You can go to scripts/
and run
python3 tune_network_gpu.py --model mobilenetv2_0.5 --gpu_num 2 --tune
You can change the model and the gpu number accordingly. More details on how to use this tuning script can be find out here.
Our search method consists of three steps:
- Identifying similar subgraphs
def make_family_group(
tasks,
search_policy,
):
if search_policy == "default":
search_policy = "sketch.xgb"
if isinstance(search_policy, str):
policy = search_policy.split(".")
if len(policy) == 2:
return {}
elif len(policy) == 3:
policy_type, model_type, model_group = policy
_, class_type = model_group.split("_")
else:
raise ValueError("Invalid search policy: " + search_policy)
family_group = {}
# Identifying Similar Subgraphs based on core operation
if class_type == "op":
for idx, task in enumerate(tasks):
task_layers=task.desc.split('_')
if task_layers[1] not in family_group:
family_group[task_layers[1]] = []
family_group[task_layers[1]].append(idx)
else:
family_group[task_layers[1]].append(idx)
# Identifying Similar Subgraphs based on hash
elif class_type == "hash":
for idx, task in enumerate(tasks):
task_hash=task.workload_key[2:34]
if task_hash not in family_group:
family_group[task_hash] = []
family_group[task_hash].append(idx)
else:
family_group[task_hash].append(idx)
if family_group is not None:
for key,value in family_group.items():
print("family group :", key, "---", value)
return family_group
We use static analyzing to classify the subgraphs(tasks) based on their attributes.
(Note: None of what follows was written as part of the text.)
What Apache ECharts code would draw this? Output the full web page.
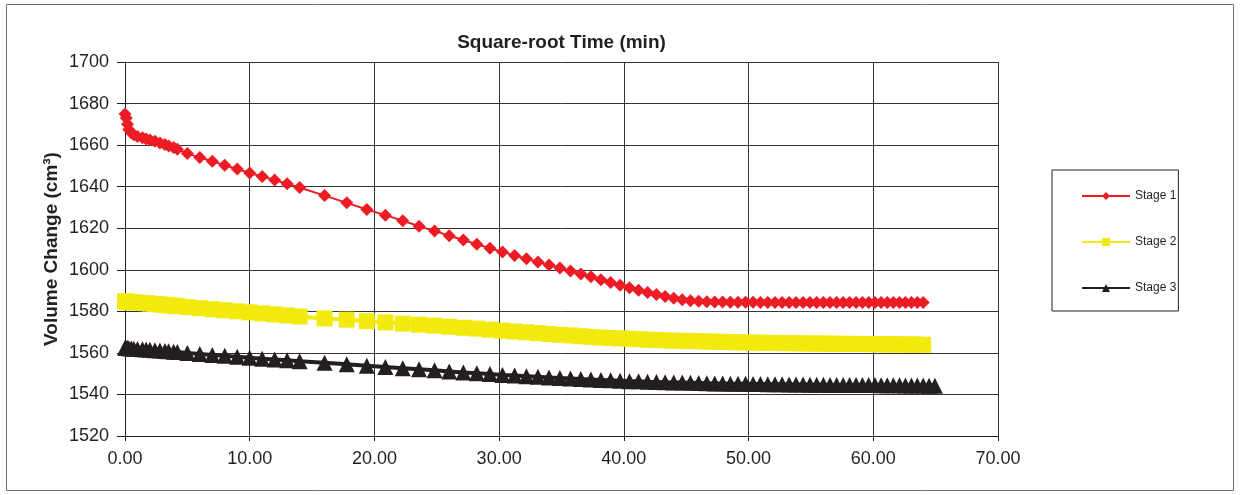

- Constructing family cost model
elif "family" in model_group:
# generate cost model for each family
cost_model_pool = []
for _,group in family_group.items():
if model_type == "xgb":
cost_model = XGBModel(
num_warmup_sample=len(group) * num_measures_per_round,
model_file=load_model_file,
adapative_training=adapative_training,
)
if load_model_file and os.path.isfile(load_model_file):
logger.info("TaskScheduler: Load pretrained model...")
cost_model.load(load_model_file)
elif load_log_file:
logger.info("TaskScheduler: Reload measured states and train the model...")
cost_model.update_from_file(load_log_file)
elif model_type == "random":
cost_model = RandomModel()
else:
raise ValueError("Invalid search policy: " + search_policy)
cost_model_pool.append(cost_model)
#bind each subgraph(task) with its family cost model
search_policies = []
for task_idx,task in enumerate(tasks):
for group_idx,group in enumerate(family_group.values()):
if task_idx in group:
search_policies.append(
SketchPolicy(
task,
cost_model_pool[group_idx],
params=search_policy_params,
verbose=verbose,
init_search_callbacks=init_search_callbacks,
)
)
After identifying similar subgraphs, We return family_group
(a list of subgraph families) and build a cost model for each subgraph family.
3.Foresee tuning
def _tune_family_task(self, task_idx_groups,skip_measures_per_round):
"""Tune the select family task for one round.
"""
for task_idx in task_idx_groups:
# Run pre-tune callbacks
for callback in self.callbacks:
callback.pre_tune(self, task_idx)
measure_inputs, measure_results = self.search_policies[task_idx].continue_search_one_round(
skip_measures_per_round, self.measurer
)
……
The foresee tuning takes task_idx_groups
(A list of subgraph families) and skip_measures_per_round
as inputs and tunes all the subgraphs inside the list.
TVM is licensed under the Apache-2.0 license.